History of the Peloponnesian War

Thucydides

Thucydides. The English works of Thomas Hobbes of Malmesbury. Hobbes, Thomas. translator. London: John Bohn, 1843.

And he, seeing them vexed with their present calamity and doing all those things which he had before expected, called an assembly (for he was yet general) with intention to put them again into heart and, assuaging their passion, to reduce their minds to a more calm and less dismayed temper. And standing forth, he spake unto them in this manner:

"Your anger towards me cometh not unlooked for, for the cause of it I know. And I have called this assembly, therefore, to remember you and reprehend you for those things wherein you have either been angry with me or given way to your adversity without reason.

For I am of this opinion, that the public prosperity of the city is better for private men than if the private men themselves were in prosperity and the public wealth in decay.

For a private man, though in good estate, if his country come to ruin, must of necessity be ruined with it; whereas he that miscarrieth in a flourishing commonwealth shall much more easily be preserved.

Since then the commonwealth is able to bear the calamities of private men, and everyone cannot support the calamities of the commonwealth, why should not everyone strive to defend it and not, as you now, astonished with domestic misfortune, forsake the common safety and fall a-censuring both me that counselled the war and yourselves that decreed the same as well as I?

And it is I you are angry withal, one, as I think myself, inferior to none either in knowing what is requisite or in expressing what I know, and a lover of my country and superior to money.

For he that hath good thoughts and cannot clearly express them were as good to have thought nothing at all. He that can do both and is ill affected to his country will likewise not give it faithful counsel. And he that will do that too yet if he be superable by money will for that alone set all the rest to sale.

Now if you followed my advice in making this war, as esteeming these virtues to be in me somewhat above the rest, there is sure no reason that I should now be accused of doing you wrong.

"For though to such as have it in their own election (being otherwise in good estate), it were madness to make choice of war; yet when we must of necessity either give way, and so without more ado be subject to our neighbours, or else save ourselves from it by danger, he is more to be condemned that declineth the danger than he that standeth to it.

For mine own part I am the man I was and of the mind I was; but you are changed, won to the war when you were entire but repenting it upon the damage and condemning my counsel in the weakness of your own judgment.
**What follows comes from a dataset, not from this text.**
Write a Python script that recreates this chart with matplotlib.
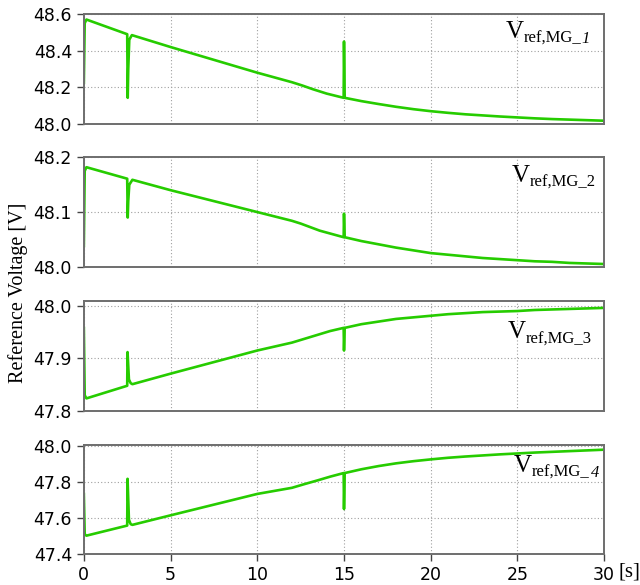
import numpy as np
import matplotlib
matplotlib.use('Agg')
import matplotlib.pyplot as plt

# time [s] and reference voltages [V]
t_tail = [16, 17, 18, 19, 20, 21, 22, 23, 24, 25, 26, 27, 28, 29, 30]

t1 = [0, 0.05, 0.15, 2.5, 2.53, 2.56, 2.62, 2.77, 5, 10, 12, 12.6, 13.2, 14, 14.98, 15.0,
      15.04] + t_tail
v1 = [48.225, 48.55, 48.57, 48.49, 48.143, 48.30, 48.46, 48.485, 48.42, 48.28, 48.228,
      48.21, 48.19, 48.166, 48.143, 48.45, 48.143,
      48.125, 48.109, 48.094, 48.081, 48.070, 48.061, 48.053, 48.047, 48.041, 48.036,
      48.031, 48.027, 48.024, 48.021, 48.018]

t2 = [0, 0.05, 0.15, 2.5, 2.53, 2.56, 2.62, 2.8, 5, 10, 12, 12.5, 13.6, 14.98, 15.0,
      15.04] + t_tail
v2 = [48.038, 48.175, 48.182, 48.161, 48.09, 48.12, 48.15, 48.159, 48.14, 48.10, 48.084,
      48.079, 48.066, 48.054, 48.097, 48.054,
      48.047, 48.041, 48.035, 48.030, 48.025, 48.022, 48.019, 48.016, 48.014, 48.012,
      48.010, 48.009, 48.007, 48.006, 48.005]

t3 = [0, 0.05, 0.15, 2.5, 2.52, 2.6, 2.7, 2.8, 5, 10, 12, 12.7, 13.5, 14.2, 14.98, 15.0,
      15.04] + t_tail
v3 = [47.958, 47.83, 47.824, 47.848, 47.912, 47.86, 47.853, 47.851, 47.871, 47.915, 47.930,
      47.937, 47.945, 47.952, 47.958, 47.915, 47.958,
      47.965, 47.970, 47.975, 47.978, 47.981, 47.984, 47.986, 47.988, 47.989, 47.990,
      47.992, 47.993, 47.994, 47.995, 47.996]

t4 = [0, 0.05, 0.15, 2.5, 2.52, 2.6, 2.7, 2.8, 5, 10, 12, 12.7, 13.5, 14.2, 14.98, 15.0,
      15.04] + t_tail
v4 = [47.734, 47.51, 47.502, 47.558, 47.818, 47.59, 47.566, 47.562, 47.615, 47.734, 47.768,
      47.788, 47.81, 47.83, 47.85, 47.65, 47.85,
      47.871, 47.889, 47.904, 47.916, 47.926, 47.935, 47.942, 47.948, 47.954, 47.959,
      47.964, 47.968, 47.972, 47.976, 47.980]

series = [(t1, v1), (t2, v2), (t3, v3), (t4, v4)]
ylims = [(48.0, 48.6), (48.0, 48.2), (47.8, 48.009), (47.4, 48.005)]
yticks = [[48.0, 48.2, 48.4, 48.6], [48.0, 48.1, 48.2], [47.8, 47.9, 48.0],
          [47.4, 47.6, 47.8, 48.0]]
# subscript text, index digit, digit italic?
subs = [('ref,MG_', '1', True), ('ref,MG_', '2', False), ('ref,MG_', '3', False),
        ('ref,MG_', '4', True)]
label_pos = [(0.81, 0.74), (0.823, 0.73), (0.815, 0.615), (0.827, 0.71)]
# axes boxes (left, bottom, width, height) in figure fraction
boxes = [(0.131, 0.788, 0.813, 0.188), (0.131, 0.544, 0.813, 0.187),
         (0.131, 0.2974, 0.813, 0.188), (0.131, 0.053, 0.813, 0.186)]

fig = plt.figure(figsize=(6.4, 5.85), dpi=100)
green = '#26cc00'
serif = 'Liberation Serif'

for i, ((t, v), box) in enumerate(zip(series, boxes)):
    ax = fig.add_axes(box)
    ax.plot(t, v, color=green, lw=1.9)
    ax.set_xlim(0, 30)
    ax.set_ylim(*ylims[i])
    ax.set_yticks(yticks[i])
    ax.set_xticks(np.arange(0, 31, 5))
    ax.grid(True, ls=(0, (1, 2)), color='#a0a0a0', lw=0.8)
    for s in ax.spines.values():
        s.set_color('#6e6e6e')
        s.set_linewidth(1.4)
    ax.tick_params(axis='y', labelsize=12.5, length=5, color='#444444', width=1)
    if i < 3:
        ax.tick_params(axis='x', length=0, labelbottom=False)
    else:
        ax.tick_params(axis='x', labelsize=12.5, length=5, color='#444444', width=1)
    ax.yaxis.set_major_formatter(matplotlib.ticker.FormatStrFormatter('%.1f'))

    sub, digit, ital = subs[i]
    tv = ax.text(label_pos[i][0], label_pos[i][1], 'V', transform=ax.transAxes,
                 fontsize=18, family=serif, va='bottom', ha='left')
    ts = ax.annotate(sub if ital else sub + digit, xy=(1, 0), xycoords=tv,
                     xytext=(0, -3), textcoords='offset points',
                     fontsize=12, family=serif, va='bottom', ha='left')
    if ital:
        ax.annotate(digit, xy=(1, 0), xycoords=ts, xytext=(0.5, 0),
                    textcoords='offset points', fontsize=12, family=serif,
                    style='italic', va='bottom', ha='left')

fig.text(0.028, 0.5, 'Reference Voltage [V]', rotation=90, va='center', ha='center',
         fontsize=14.5, family=serif)
fig.text(0.966, 0.022, '[s]', fontsize=15, family=serif, ha='left', va='center')

fig.savefig('out.png', dpi=100)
The reason of this is because you feel already everyone in particular that which afflicts you, but the evidence of the profit to accrue to the city in general you see not yet.

And your minds, dejected with the great and sudden alteration, cannot constantly maintain what you have before resolved. For that which is sudden and unexpected and contrary to what one hath deliberated enslaveth the spirit, which by this disease principally, in the neck of the other incommodities, is now come to pass in you.

But you that are born in a great city and with education suitable, how great soever the affliction be, ought not to shrink at it and eclipse your reputation (for men do no less condemn those that through cowardice lose the glory they have than hate those that through impudence arrogate the glory they have not) but to set aside the grief of your private losses and lay your hands to the common safety.

"As for the toil of the war, that it may perhaps be long and we in the end never the nearer to victory, though that may suffice which I have demonstrated at other times touching your causeless suspicion that way, yet this I will tell you, moreover, touching the greatness of your means for dominion, which neither you yourselves seem ever to have thought on nor I touched in my former orations, nor would I also have spoken it now but that I see your minds dejected more than there is cause for.